Miltenberg: “Turning the Tide Against Campus Kangaroo ‘Rape’ Courts,” New York Post

7.23.19

“John Doe” was in his second year in Pennsylvania State University’s honors program when he told a fellow student she was “beautiful” in a flirty text session that led to the two of them having sex. Now the 19-year-old may never get his degree from Penn State or any other college. Young men like Doe, convicted of sexual misconduct by campus kangaroo courts, are an all too familiar feature of today’s college landscape. The good news is that a growing movement of lawyers, activists and parents is pushing back. Not a month goes by lately without a news story about a young man scoring a large settlement against his school for having violated his due-process rights. But how far such litigation efforts can go toward fixing the problem is an open question … Some 500 cases have been brought against colleges since 2011, when the Obama administration ­issued its infamous “Dear Colleague” letter, threatening to withhold federal funding from schools that fail to ­devote sufficient resources to prosecuting sexual misconduct.

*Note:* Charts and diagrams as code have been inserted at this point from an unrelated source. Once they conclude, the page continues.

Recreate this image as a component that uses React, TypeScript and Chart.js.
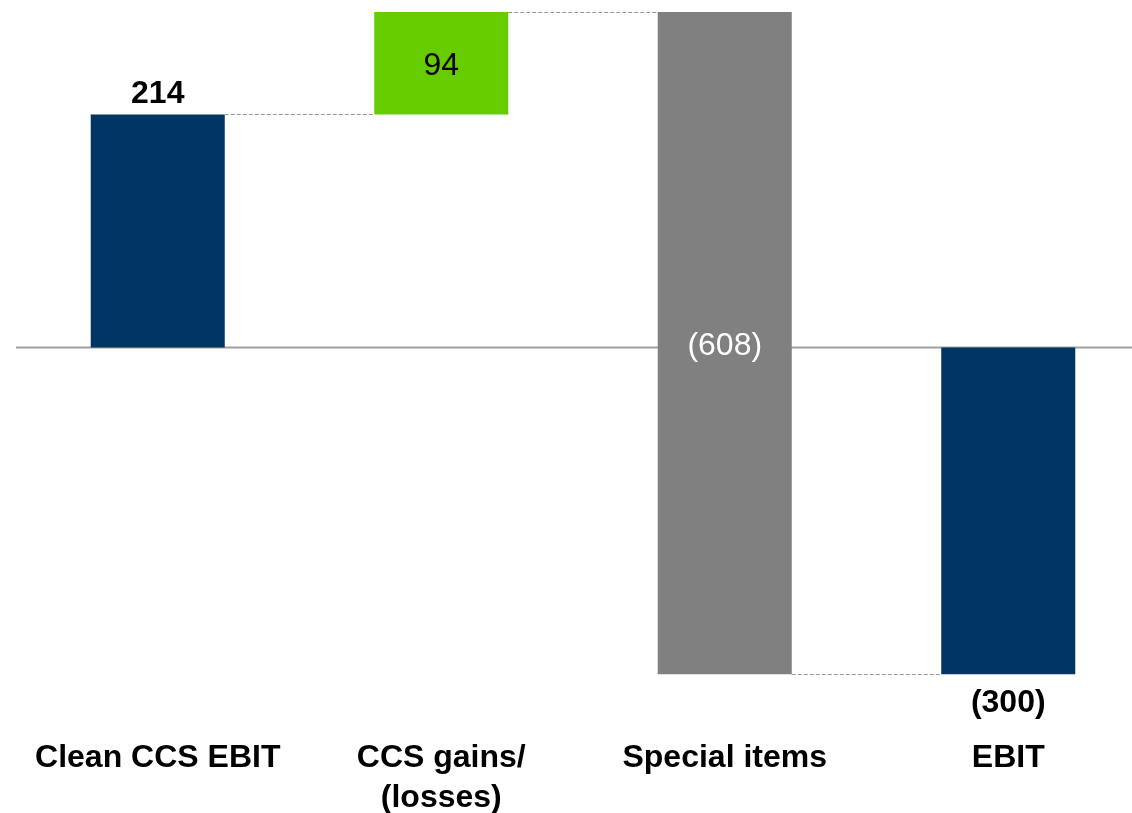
import React, { useEffect, useRef } from "react";
import { Chart, registerables } from "chart.js";

Chart.register(...registerables);

const categories: (string | string[])[] = ["Clean CCS EBIT", ["CCS gains/", "(losses)"], "Special items", "EBIT"];
const deltas = [214, 94, -608, -300];
const isTotal = [true, false, false, true];
const valueLabels = ["214", "94", "(608)", "(300)"];
const barColors = ["#003463", "#66CC00", "#808080", "#003463"];
const labelColors = ["#000000", "#000000", "#ffffff", "#000000"];
const labelBold = [true, false, false, true];
const labelPlace = ["above", "inside", "inside", "below"];

const FONT = "'Liberation Sans', Arial, sans-serif";

function buildRanges(): [number, number][] {
  const out: [number, number][] = [];
  let running = 0;
  deltas.forEach((d, i) => {
    if (isTotal[i]) {
      running = i === 0 ? d : running;
      out.push([0, i === 0 ? d : running]);
    } else {
      out.push([running, running + d]);
      running += d;
    }
  });
  return out;
}

export default function App() {
  const ref = useRef<HTMLCanvasElement | null>(null);
  useEffect(() => {
    document.body.style.margin = "0";
    document.body.style.overflow = "hidden";
    const ranges = buildRanges();
    const plugin = {
      id: "waterfallDeco",
      beforeDatasetsDraw(chart: any) {
        const { ctx, chartArea, scales } = chart;
        const y0 = scales.y.getPixelForValue(0);
        ctx.save();
        ctx.strokeStyle = "#a0a0a0";
        ctx.lineWidth = 2;
        ctx.beginPath();
        ctx.moveTo(chartArea.left, y0);
        ctx.lineTo(chart.width, y0);
        ctx.stroke();
        ctx.restore();
      },
      afterDatasetsDraw(chart: any) {
        const { ctx, scales } = chart;
        const meta = chart.getDatasetMeta(0);
        ctx.save();
        // connectors
        ctx.strokeStyle = "#9a9a9a";
        ctx.lineWidth = 1;
        ctx.setLineDash([4, 2]);
        for (let i = 0; i < ranges.length - 1; i++) {
          const level = ranges[i][1];
          const a = meta.data[i];
          const b = meta.data[i + 1];
          const y = Math.round(scales.y.getPixelForValue(level)) + 0.5;
          ctx.beginPath();
          ctx.moveTo(a.x + a.width / 2, y);
          ctx.lineTo(b.x - b.width / 2, y);
          ctx.stroke();
        }
        ctx.setLineDash([]);
        // value labels
        ctx.textAlign = "center";
        meta.data.forEach((el: any, i: number) => {
          ctx.font = `${labelBold[i] ? "bold " : ""}32px ${FONT}`;
          ctx.fillStyle = labelColors[i];
          const top = Math.min(el.y, el.base);
          const bottom = Math.max(el.y, el.base);
          if (labelPlace[i] === "above") {
            ctx.textBaseline = "alphabetic";
            ctx.fillText(valueLabels[i], el.x, top - 11);
          } else if (labelPlace[i] === "below") {
            ctx.textBaseline = "middle";
            ctx.fillText(valueLabels[i], el.x, bottom + 29);
          } else {
            ctx.textBaseline = "middle";
            ctx.fillText(valueLabels[i], el.x, (top + bottom) / 2 + 3);
          }
        });
        // category labels
        ctx.font = `bold 32px ${FONT}`;
        ctx.fillStyle = "#000000";
        ctx.textBaseline = "middle";
        categories.forEach((c, i) => {
          const x = scales.x.getPixelForValue(i);
          const lines = Array.isArray(c) ? c : [c];
          lines.forEach((ln, j) => ctx.fillText(ln, x, 758 + j * 40));
        });
        ctx.restore();
      },
    };
    const chart = new Chart(ref.current!, {
      type: "bar",
      data: {
        labels: categories.map((c) => (Array.isArray(c) ? c.join(" ") : c)),
        datasets: [
          {
            data: ranges as any,
            backgroundColor: barColors,
            borderWidth: 0,
            barPercentage: 0.4727,
            categoryPercentage: 1,
          },
        ],
      },
      options: {
        animation: false,
        responsive: false,
        maintainAspectRatio: false,
        layout: { padding: { left: 16, right: 0, top: 0, bottom: 0 } },
        plugins: { legend: { display: false }, tooltip: { enabled: false } },
        scales: {
          x: { display: false, offset: true },
          y: { display: false, min: -427.5, max: 319.1 },
        },
      },
      plugins: [plugin],
    });
    return () => chart.destroy();
  }, []);
  return (
    <div style={{ position: "fixed", left: 0, top: 0, width: 1132, height: 813, overflow: "hidden", background: "#fff" }}>
      <canvas ref={ref} width={1150} height={813} style={{ width: 1150, height: 813, display: "block" }} />
    </div>
  );
}
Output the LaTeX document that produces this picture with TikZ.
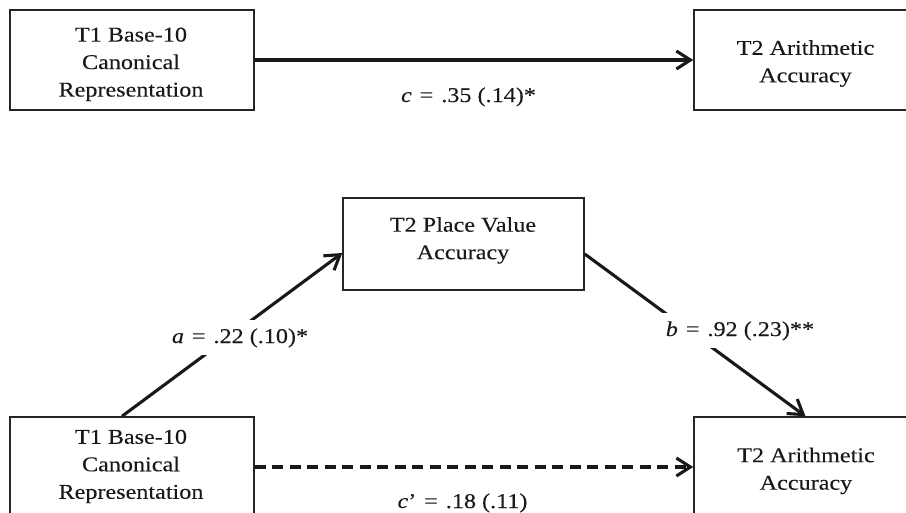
\documentclass[tikz,border=0pt]{standalone}
\usepackage{fontspec}
\setmainfont[FakeStretch=1.15,FakeBold=0.12]{Liberation Serif}
\usetikzlibrary{arrows.meta}
\newcommand\eqsp{\hspace{0.38em}}
\begin{document}
\begin{tikzpicture}[x=1pt,y=-1pt,
  box/.style={draw=black!85, line width=1.5pt, inner sep=0pt},
  txt/.style={align=center, inner sep=0pt, font=\fontsize{21}{27.5}\selectfont, text=black!90},
  lab/.style={inner xsep=8pt, inner ysep=8pt, fill=white, anchor=base, font=\fontsize{21}{27.5}\selectfont, text=black!90},
  arr/.style={line width=3.1pt, draw=black!90, -{Straight Barb[length=14pt,width=18pt]}},
]
\clip (0,0) rectangle (906,512);
% boxes
\node[box, minimum width=244pt, minimum height=100pt] (tl) at (132,60) {};
\node[box, minimum width=223pt, minimum height=100pt] (tr) at (805.5,60) {};
\node[box, minimum width=241pt, minimum height=92pt] (mid) at (463.5,244) {};
\node[box, minimum width=244pt, minimum height=100pt] (bl) at (132,467) {};
\node[box, minimum width=223pt, minimum height=100pt] (br) at (805.5,467) {};
% box texts
\node[txt] (tlt) at (131,64.3) {T1 Base-10\\Canonical\\Representation};
\node[txt] (trt) at (805.5,63.5) {T2 Arithmetic\\Accuracy};
\node[txt] (midt) at (463,240.4) {T2 Place Value\\Accuracy};
\node[txt] (blt) at (131,466.5) {T1 Base-10\\Canonical\\Representation};
\node[txt] (brt) at (806,470.9) {T2 Arithmetic\\Accuracy};
% connectors
\draw[arr] (tl.east) -- (tr.west);
\draw[arr] ([xshift=-10pt]bl.north) -- ([yshift=-9pt]mid.west);
\draw[arr] ([yshift=-10pt]mid.east) -- (br.north);
\draw[arr, dash pattern=on 11pt off 6.5pt] (bl.east) -- (br.west);
% labels
\node[lab] (lc) at (468.5,102) {\textit{c}\eqsp=\eqsp.35 (.14)*};
\node[lab] (la) at (240,343) {\textit{a}\eqsp=\eqsp.22 (.10)*};
\node[lab] (lb) at (740,336) {\textit{b}\eqsp=\eqsp.92 (.23)**};
\node[lab] (lcp) at (462.5,508) {\textit{c}’\eqsp=\eqsp.18 (.11)};
\end{tikzpicture}
\end{document}
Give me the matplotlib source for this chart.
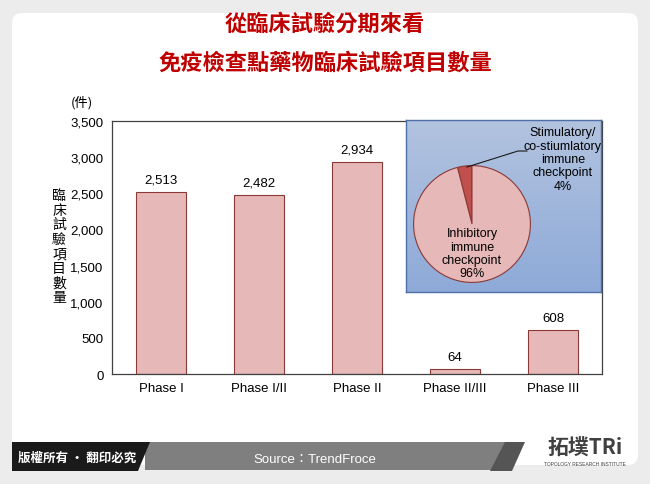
import matplotlib.pyplot as plt
from matplotlib.patches import FancyBboxPatch, Polygon, Rectangle
from matplotlib.colors import LinearSegmentedColormap
import numpy as np

plt.rcParams['font.family'] = ['Liberation Sans', 'Noto Sans CJK TC', 'DejaVu Sans']

# data
phases = ['Phase I', 'Phase I/II', 'Phase II', 'Phase II/III', 'Phase III']
counts = [2513, 2482, 2934, 64, 608]
yticks = [0, 500, 1000, 1500, 2000, 2500, 3000, 3500]
pie_labels = ['Stimulatory/\nco-stiumlatory\nimmune\ncheckpoint', 'Inhibitory\nimmune\ncheckpoint']
pie_shares = [4, 96]

W, H = 650, 485
fig = plt.figure(figsize=(W / 100, H / 100), dpi=100)
fig.patch.set_facecolor('#ececec')

def fx(x):
    return x / W

def fy(y):
    return 1 - y / H

# white rounded panel
bg = fig.add_axes([0, 0, 1, 1], zorder=0)
bg.set_xlim(0, W)
bg.set_ylim(H, 0)
bg.axis('off')
bg.add_patch(FancyBboxPatch((12, 14), 626, 452, boxstyle='round,pad=0,rounding_size=10',
                            fc='white', ec='none'))

# footer
bg.add_patch(Rectangle((145, 443), 360, 28, fc='#7f7f7f', ec='none'))
bg.add_patch(Polygon([(12, 443), (150, 443), (138, 472), (12, 472)], closed=True, fc='#1a1a1a', ec='none'))
bg.add_patch(Polygon([(505, 443), (525, 443), (512, 472), (490, 472)], closed=True, fc='#555555', ec='none'))
bg.text(77, 458, '版權所有 · 翻印必究', color='white', fontsize=9, fontweight='bold',
        ha='center', va='center', family=['Noto Sans CJK TC'])
bg.text(315, 460, 'Source：TrendFroce', color='white', fontsize=9.5,
        ha='center', va='center', family=['Liberation Sans', 'Noto Sans CJK TC'])
bg.text(585, 448, '拓墣TRi', color='#404040', fontsize=15, fontweight='bold',
        ha='center', va='center', family=['Noto Sans CJK TC'])
bg.text(585, 465, 'TOPOLOGY RESEARCH INSTITUTE', color='#404040', fontsize=3.5,
        ha='center', va='center')

# title
bg.text(325, 24, '從臨床試驗分期來看', color='#c00000', fontsize=16, fontweight='bold',
        ha='center', va='center', family=['Noto Sans CJK TC'])
bg.text(325, 63, '免疫檢查點藥物臨床試驗項目數量', color='#c00000', fontsize=16, fontweight='bold',
        ha='center', va='center', family=['Noto Sans CJK TC'])

# bar chart
ax = fig.add_axes([fx(112), fy(375), fx(602 - 112), (375 - 122) / H], zorder=1)
x = np.arange(len(phases))
ax.bar(x, counts, width=0.52, color='#e6b9b8', edgecolor='#8c3836', linewidth=0.8)
for xi, v in zip(x, counts):
    ax.text(xi, v + 90, f'{v:,}', ha='center', va='bottom', fontsize=9.5)
ax.set_xlim(-0.5, len(phases) - 0.5)
ax.set_ylim(0, 3500)
ax.set_yticks(yticks)
ax.set_yticklabels([f'{t:,}' for t in yticks], fontsize=9.5)
ax.set_xticks(x)
ax.set_xticklabels(phases, fontsize=9.5)
ax.tick_params(length=0, pad=6)
for s in ax.spines.values():
    s.set_color('#404040')
    s.set_linewidth(0.9)
ax.patch.set_alpha(0)

bg.text(82, 103, '(件)', fontsize=9.5, ha='center', va='center', family=['Noto Sans CJK TC'])
bg.text(59, 247, '\n'.join('臨床試驗項目數量'), fontsize=10, ha='center', va='center',
        linespacing=1.05, family=['Noto Sans CJK TC'])

# inset pie
box = fig.add_axes([fx(406), fy(293), fx(601 - 406), (293 - 121) / H], zorder=2)
grad = np.linspace(0, 1, 100).reshape(-1, 1)
box.imshow(grad, extent=[0, 1, 0, 1], aspect='auto', origin='upper',
           cmap=LinearSegmentedColormap.from_list('b', ['#b2c3df', '#8eaad8']))
box.set_xlim(0, 1)
box.set_ylim(0, 1)
box.set_xticks([])
box.set_yticks([])
for s in box.spines.values():
    s.set_color('#4f6fa8')
    s.set_linewidth(1)

pax = fig.add_axes([fx(413), fy(284), fx(118), 118 / H], zorder=3)
pax.pie(pie_shares, colors=['#c0504d', '#e6b9b8'], startangle=90, counterclock=True,
        wedgeprops=dict(edgecolor='#8c3836', linewidth=0.8))
pax.set_xlim(-1.01, 1.01)
pax.set_ylim(-1.01, 1.01)
pax.set_aspect('equal')
pax.text(0, -0.5, f'{pie_labels[1]}\n{pie_shares[1]}%', ha='center', va='center',
         fontsize=9, linespacing=1.15)

# overlay for labels on top of the inset
top = fig.add_axes([0, 0, 1, 1], zorder=4)
top.set_xlim(0, W)
top.set_ylim(H, 0)
top.axis('off')
top.text(563, 160, f'{pie_labels[0]}\n{pie_shares[0]}%', ha='center', va='center',
         fontsize=9, linespacing=1.15)
top.plot([467, 518, 527], [168, 152, 152], color='#1a1a1a', lw=0.8)

fig.savefig('out.png', dpi=100, facecolor=fig.get_facecolor())
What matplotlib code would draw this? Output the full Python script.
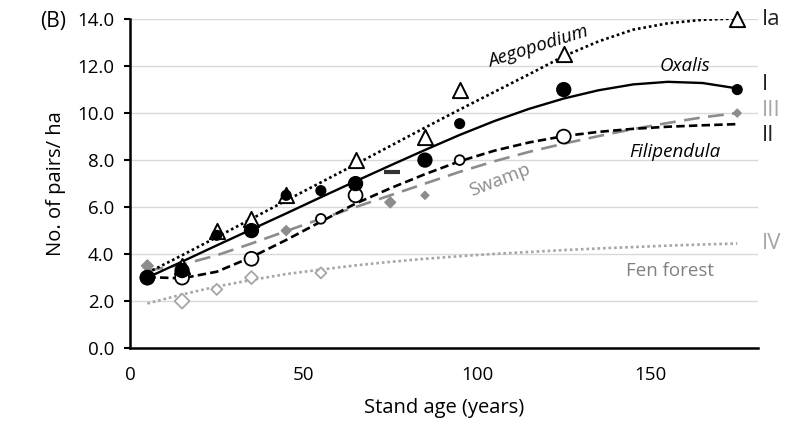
import matplotlib.pyplot as plt
import numpy as np

plt.rcParams['font.family'] = ['Open Sans', 'DejaVu Sans']

# trend curves, every 10 years
trend_age = [5, 15, 25, 35, 45, 55, 65, 75, 85, 95, 105, 115, 125, 135, 145, 155, 165, 175]
aego_trend = [3.2, 3.95, 4.72, 5.5, 6.28, 7.05, 7.82, 8.6, 9.38, 10.15, 10.9, 11.65, 12.42,
              13.05, 13.55, 13.82, 13.97, 14.03]
oxalis_trend = [3.0, 3.68, 4.37, 5.05, 5.73, 6.42, 7.1, 7.77, 8.43, 9.07, 9.66, 10.18, 10.62,
                10.97, 11.22, 11.33, 11.28, 11.05]
fili_trend = [3.02, 2.97, 3.25, 3.87, 4.6, 5.38, 6.15, 6.8, 7.4, 7.95, 8.4, 8.75, 9.02,
              9.2, 9.33, 9.42, 9.48, 9.53]
swamp_trend = [3.3, 3.55, 3.95, 4.45, 4.98, 5.5, 6.0, 6.5, 7.0, 7.5, 7.95, 8.35, 8.7,
               9.02, 9.32, 9.58, 9.82, 10.0]
fen_trend = [1.9, 2.28, 2.62, 2.9, 3.15, 3.34, 3.52, 3.67, 3.8, 3.91, 4.01, 4.09, 4.17,
             4.24, 4.3, 4.36, 4.41, 4.45]

# observed points
aego_x = [15, 25, 35, 45, 65, 85, 95, 125, 175]
aego_y = [3.5, 5.0, 5.5, 6.5, 8.0, 9.0, 11.0, 12.5, 14.0]
oxalis_x = [5, 15, 25, 35, 45, 55, 65, 85, 95, 125, 175]
oxalis_y = [3.0, 3.3, 4.8, 5.0, 6.5, 6.7, 7.0, 8.0, 9.55, 11.0, 11.0]
fili_x = [5, 15, 35, 55, 65, 95, 125]
fili_y = [3.0, 3.0, 3.8, 5.5, 6.5, 8.0, 9.0]
swamp_x = [5, 45, 75, 85, 175]
swamp_y = [3.5, 5.0, 6.2, 6.5, 10.0]
fen_x = [15, 25, 35, 55]
fen_y = [2.0, 2.5, 3.0, 3.2]
extra_x = [75.5]
extra_y = [7.5]

# marker sizes (points), per observation
oxalis_ms = [10, 10, 7, 10, 7, 7, 10, 10, 7, 10, 7]
fili_ms = [10, 10, 10, 7, 10, 7, 10]
swamp_ms = [6, 5, 5.5, 4, 4]
fen_ms = [7.6, 5.6, 6.6, 5.6]

grey = '#8c8c8c'
lgrey = '#a6a6a6'

fig = plt.figure(figsize=(7.88, 4.24), dpi=100)
ax = fig.add_axes([0.165, 0.179, 0.797, 0.776])

ax.plot(trend_age, fen_trend, color=lgrey, lw=1.9, dashes=(1, 1.1), zorder=2)
ax.plot(trend_age, swamp_trend, color=grey, lw=1.9, dashes=(6, 3.2), zorder=2)
ax.plot(trend_age, aego_trend, color='black', lw=1.9, dashes=(1, 1.1), zorder=2)
ax.plot(trend_age, fili_trend, color='black', lw=1.9, dashes=(3.2, 1.6), zorder=2)
ax.plot(trend_age, oxalis_trend, color='black', lw=1.7, zorder=2)

ax.scatter(fen_x, fen_y, s=np.array(fen_ms) ** 2, marker='D', facecolor='white',
           edgecolor=lgrey, linewidth=1.3, zorder=3)
ax.scatter(swamp_x, swamp_y, s=np.array(swamp_ms) ** 2, marker='D', color=grey, zorder=3)
ax.scatter(fili_x, fili_y, s=np.array(fili_ms) ** 2, marker='o', facecolor='white',
           edgecolor='black', linewidth=1.3, zorder=3)
ax.scatter(aego_x, aego_y, s=120, marker='^', facecolor='white', edgecolor='black',
           linewidth=1.4, zorder=4, clip_on=False)
ax.scatter(oxalis_x, oxalis_y, s=np.array(oxalis_ms) ** 2, marker='o', color='black', zorder=5)
ax.plot(extra_x, extra_y, marker='_', ms=11, mew=3, color='#333333', ls='none', zorder=5)

# curve names
ax.text(117.6, 12.82, 'Aegopodium', fontsize=13.5, style='italic', rotation=17.5,
        ha='center', va='center')
ax.text(160, 12.0, 'Oxalis', fontsize=13.5, style='italic', ha='center', va='center')
ax.text(157, 8.35, 'Filipendula', fontsize=13.5, style='italic', ha='center', va='center')
ax.text(106.6, 7.15, 'Swamp', fontsize=13.5, color=grey, rotation=21, ha='center', va='center')
ax.text(155.5, 3.3, 'Fen forest', fontsize=13.5, color='#808080', ha='center', va='center')

# type numerals beyond the axis
for lab, yy, col in [('Ia', 14.0, '#222222'), ('I', 11.2, '#222222'), ('III', 10.1, lgrey),
                     ('II', 9.05, '#222222'), ('IV', 4.45, lgrey)]:
    ax.text(182, yy, lab, fontsize=16, color=col, ha='left', va='center', clip_on=False)

fig.text(0.068, 0.95, '(B)', fontsize=15, ha='center', va='center')

ax.set_xlim(0, 181)
ax.set_ylim(0, 14)
ax.set_xticks([0, 50, 100, 150])
ax.set_yticks(np.arange(0, 14.1, 2))
ax.set_yticklabels(['%.1f' % v for v in np.arange(0, 14.1, 2)])
ax.tick_params(axis='x', length=0, pad=13, labelsize=13.5)
ax.tick_params(axis='y', length=4.5, width=1.5, pad=7, labelsize=13.5)
ax.grid(axis='y', color='#d9d9d9', lw=1)
ax.set_axisbelow(True)
for s in ['top', 'right']:
    ax.spines[s].set_visible(False)
for s in ['left', 'bottom']:
    ax.spines[s].set_linewidth(1.8)

ax.set_xlabel('Stand age (years)', fontsize=14.5, labelpad=10)
ax.set_ylabel('No. of pairs/ ha', fontsize=14.5, labelpad=8)

plt.savefig('out.png', dpi=100)
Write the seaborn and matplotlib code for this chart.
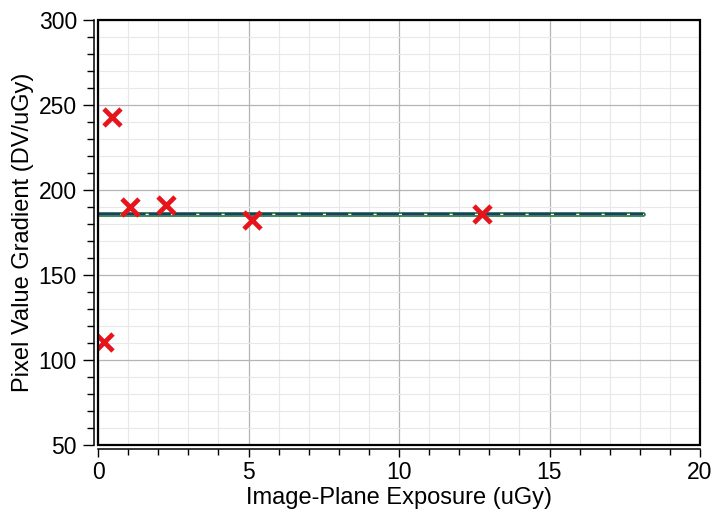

The letter also pushed colleges to lower the ­evidentiary standard for proving an accusation. The letter thus incentivized schools to punish alleged miscreants — even ones facing dubious claims. Lawyers now talk about life before the letter and after. As New York-based attorney Andrew Miltenberg points out, before the letter, 55 schools faced federal probes. “Within months after publication there were several hundred.” Miltenberg is one of a new class of lawyers who specialize in campus due-process cases; he represented the successful defendant in Columbia University’s “Mattress Girl” affair, for example. This month, he launched the first ever class-action suit on behalf of college students denied due process.